When I go to Costco, the first thing I notice is that it is clean and well-organized. The next thing is the free samples because I’m a mooch and I love to get something for free. After I’m done stuffing my face for nothing, I see that the employees are generally happy and seem to be glad to work there. There’s also the quality of product that Costco offers – I know if I get something there it’s gonna be good. If it isn’t good, they have a liberal return policy. In short, Costco is just about everything a shopping experience should be.
Now, let’s venture over to Wal Mart. The first thing you notice is the trash in the parking lot, and I’m not talking about the customers (racist high-five!). Their parking lots are usually depressing. Once you get inside you may get lucky and be in a clean Wal Mart, but that’s about a 30% chance. That’s a true statistic that I just made up, no source needed because it sounds about right. Most customers in Wal Mart don’t look like they’re happy to be there (I could make up a statistic but you get the idea) and neither do the workers. Especially the workers. It’s no wonder; Wal Mart treats their employees like my dogs treat their toys; chewing them up and moving on to the next one. Just about every aisle you go down will have items left behind from other aisles from shoppers who just gave up. There’s precious little joy in Wal Mart; it’s the consumer equivalent to…well, there’s nothing equivalent to Wal Mart. They’ve succeeded by selling cheap products in bulk, one step above the 99 cent store. I confess that I occasionally shop there just for the cheapness. However, while I enjoy going to Costco I never look forward to visiting a Wal Mart. Wal Mart is the cheap hooker of retail stores.
So yeah, some people – a small but exceedingly vocal group, to be sure – are suggesting to boycott Costco and instead go to Wal Mart. Pardon my liberal, but that’s about as un-fucking-American as it gets. We should skip the good store and instead go to the bad store. That’s grossly simplified but still accurate.

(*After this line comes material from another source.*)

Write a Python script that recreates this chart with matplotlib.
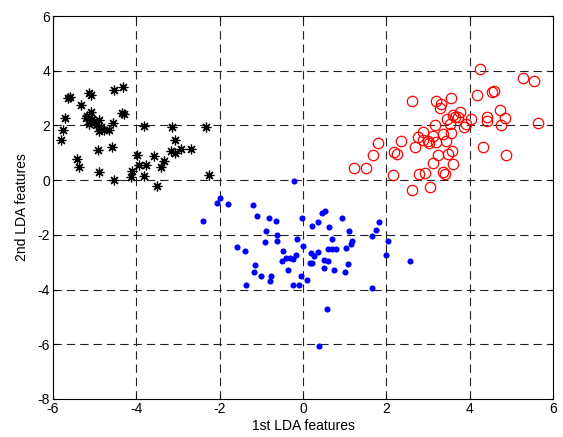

About two years ago there was a big dust-up about Chick-fil-A, and how we should boycott them because their owner donated to anti-gay causes. I’m proud to say that I did not boycott them; I visited them (and continue to visit them) at exactly the same frequency as I did before this news broke, which is almost never. There were several reasons for that. First, it seems like every time I wanted to go to one it was on a Sunday and they were closed. Second, I always seem to live at least 25 miles away from one. Finally, the times I have been there I wasn’t overly impressed with their food. It was good, but not so good that I was in a hurry to get back.

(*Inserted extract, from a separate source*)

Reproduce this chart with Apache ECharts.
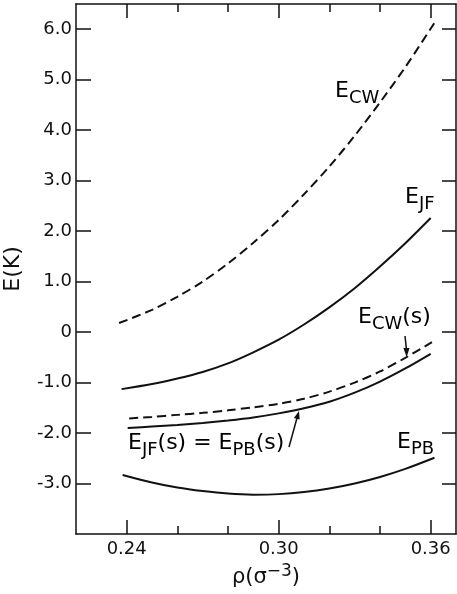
<!DOCTYPE html>
<html><head><meta charset="utf-8">
<script src="https://cdn.jsdelivr.net/npm/echarts@6/dist/echarts.min.js"></script>
<style>html,body{margin:0;padding:0;background:#fff}#c{width:457px;height:594px}</style>
</head><body><div id="c"></div>
<script>
// tick values
const xMajorTicks = [0.24, 0.30, 0.36];
const xMinorTicks = [0.26, 0.28, 0.32, 0.34];
const yTicks = [-3, -2, -1, 0, 1, 2, 3, 4, 5, 6];

// E_CW (dashed)
const rhoCW = [0.237, 0.25, 0.26, 0.27, 0.28, 0.29, 0.30, 0.31, 0.32, 0.33, 0.34, 0.35, 0.3614];
const eCW   = [0.18, 0.44, 0.70, 1.00, 1.36, 1.77, 2.22, 2.73, 3.28, 3.89, 4.55, 5.25, 6.12];
// E_JF (solid)
const rhoJF = [0.238, 0.25, 0.26, 0.27, 0.28, 0.29, 0.30, 0.31, 0.32, 0.33, 0.34, 0.35, 0.36];
const eJF   = [-1.13, -1.03, -0.92, -0.79, -0.62, -0.40, -0.15, 0.15, 0.49, 0.87, 1.30, 1.76, 2.26];
// E_CW(s) (dashed)
const rhoCWs = [0.241, 0.25, 0.26, 0.27, 0.28, 0.29, 0.30, 0.31, 0.32, 0.33, 0.34, 0.35, 0.3605];
const eCWs   = [-1.71, -1.68, -1.64, -1.60, -1.55, -1.49, -1.42, -1.32, -1.18, -1.00, -0.78, -0.51, -0.20];
// E_JF(s) = E_PB(s) (solid)
const rhoJFs = [0.2404, 0.25, 0.26, 0.27, 0.28, 0.29, 0.30, 0.31, 0.32, 0.33, 0.34, 0.35, 0.36];
const eJFs   = [-1.90, -1.87, -1.84, -1.80, -1.75, -1.69, -1.61, -1.51, -1.38, -1.20, -0.98, -0.72, -0.43];
// E_PB (solid)
const rhoPB = [0.2384, 0.25, 0.26, 0.27, 0.28, 0.29, 0.30, 0.31, 0.32, 0.33, 0.34, 0.35, 0.3615];
const ePB   = [-2.83, -2.98, -3.08, -3.15, -3.20, -3.22, -3.21, -3.17, -3.10, -3.00, -2.87, -2.71, -2.49];

const FONT = 'DejaVu Sans';
const INK = '#111';
const pairs = (xs, ys) => xs.map((x, i) => [x, ys[i]]);

const chart = echarts.init(document.getElementById('c'), null, {renderer: 'canvas'});

function xAxisDef(position, ticks, len, showLine, showLabel, extra) {
  return Object.assign({
    type: 'value', min: 0.22, max: 0.37, position: position,
    axisLine: {show: showLine, onZero: false, lineStyle: {color: INK, width: 1.5}},
    axisTick: {show: true, inside: true, length: len, customValues: ticks, lineStyle: {color: INK, width: 1.5}},
    axisLabel: {show: showLabel, customValues: ticks, formatter: v => v.toFixed(2), fontFamily: FONT, fontSize: 18, color: INK, margin: 6},
    splitLine: {show: false}
  }, extra || {});
}

const subRich = {
  e: {fontFamily: FONT, fontSize: 22, color: INK, lineHeight: 30},
  s: {fontFamily: FONT, fontSize: 18, color: INK, padding: [14, 0, 0, 0], lineHeight: 18},
  p: {fontFamily: FONT, fontSize: 22, color: INK, lineHeight: 30}
};

function label(x, y, text) {
  return {type: 'text', x: x, y: y, style: {text: text, rich: subRich, verticalAlign: 'top', align: 'left'}};
}

chart.setOption({
  backgroundColor: '#fff',
  animation: false,
  grid: {left: 76, right: 1, top: 4, bottom: 60, containLabel: false, outerBoundsMode: 'none'},
  xAxis: [
    xAxisDef('bottom', xMajorTicks, 14, true, true, {
      name: '{a|ρ(σ}{u|−3}{a|)}', nameLocation: 'middle', nameGap: 24,
      nameTextStyle: {rich: {
        a: {fontFamily: FONT, fontSize: 21, color: INK},
        u: {fontFamily: FONT, fontSize: 17, color: INK, padding: [0, 0, 12, 0]}
      }}
    }),
    xAxisDef('bottom', xMinorTicks, 8, false, false),
    xAxisDef('top', xMajorTicks, 14, true, false),
    xAxisDef('top', xMinorTicks, 8, false, false)
  ],
  yAxis: [
    {
      type: 'value', min: -4, max: 6.5, position: 'left',
      axisLine: {show: true, onZero: false, lineStyle: {color: INK, width: 1.5}},
      axisTick: {inside: true, length: 15, customValues: yTicks, lineStyle: {color: INK, width: 1.5}},
      axisLabel: {customValues: yTicks, formatter: v => v === 0 ? '0' : v.toFixed(1), fontFamily: FONT, fontSize: 18, color: INK, margin: 4},
      splitLine: {show: false},
      name: 'E(K)', nameLocation: 'middle', nameGap: 52, nameRotate: 90,
      nameTextStyle: {fontFamily: FONT, fontSize: 22, color: INK}
    },
    {
      type: 'value', min: -4, max: 6.5, position: 'right',
      axisLine: {show: true, onZero: false, lineStyle: {color: INK, width: 1.5}},
      axisTick: {inside: true, length: 14, customValues: yTicks, lineStyle: {color: INK, width: 1.5}},
      axisLabel: {show: false}, splitLine: {show: false}
    }
  ],
  series: [
    {name: 'E_CW', type: 'line', data: pairs(rhoCW, eCW), smooth: 0.3, showSymbol: false,
     lineStyle: {color: INK, width: 2, type: [9, 5]}},
    {name: 'E_JF', type: 'line', data: pairs(rhoJF, eJF), smooth: 0.3, showSymbol: false,
     lineStyle: {color: INK, width: 2}},
    {name: 'E_CW(s)', type: 'line', data: pairs(rhoCWs, eCWs), smooth: 0.3, showSymbol: false,
     lineStyle: {color: INK, width: 2, type: [9, 5]}},
    {name: 'E_JF(s)', type: 'line', data: pairs(rhoJFs, eJFs), smooth: 0.3, showSymbol: false,
     lineStyle: {color: INK, width: 2}},
    {name: 'E_PB', type: 'line', data: pairs(rhoPB, ePB), smooth: 0.3, showSymbol: false,
     lineStyle: {color: INK, width: 2}}
  ],
  graphic: [
    label(335, 76, '{e|E}{s|CW}'),
    label(405, 182, '{e|E}{s|JF}'),
    label(358, 302, '{e|E}{s|CW}{p|(s)}'),
    label(128, 428, '{e|E}{s|JF}{p|(s) = E}{s|PB}{p|(s)}'),
    label(397, 427, '{e|E}{s|PB}'),
    // arrows
    {type: 'line', shape: {x1: 405, y1: 336, x2: 406.5, y2: 350}, style: {stroke: INK, lineWidth: 1.5}},
    {type: 'polygon', shape: {points: [[406.6, 357], [403.4, 348], [409.6, 348]]}, style: {fill: INK}},
    {type: 'line', shape: {x1: 289, y1: 447, x2: 297, y2: 418}, style: {stroke: INK, lineWidth: 1.5}},
    {type: 'polygon', shape: {points: [[299, 411], [299.7, 419.5], [293.9, 417.9]]}, style: {fill: INK}}
  ]
});
</script></body></html>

There was also a fourth reason, and the most important: boycotts usually affect the employees the most, and the employees aren’t who I would have a beef with. I also understand that people have different beliefs than me and that I won’t always agree with them, and that’s OK. We can agree to disagree, and each of us can go about supporting our causes. I wouldn’t boycott a company for donating to a cause I agree with; wouldn’t it be hypocritical of me to boycott a business because they donate to a cause I don’t agree with? Both are political, and by boycotting one of them I’m trying to invalidate their beliefs and rights. I don’t agree with that, even if I don’t agree with you. If I’m going to boycott a business it will be because they have terrible service or product, or because of reprehensible business practices. Not because of a difference of political opinion. One of the most glaring problems in the United States right now is the political divide and how extremists on both sides have made themselves unable to accept a difference of political opinion. It’s also a false dichotomy because most of us will share quite a few beliefs but differ on a few issues, and those issues are being used to drive us apart. Compromise in politics is dead and that’s a shame, because any adult will tell you compromise is a part of life.
So, I will continue to shop at Costco. Not because I agree with the politics of their former CEO, and not because they pulled D’Souza’s book off the shelves. I will shop there because I enjoy shopping there and because they’re a well-run business that meets my consumer needs. I will shop there because I’m an adult.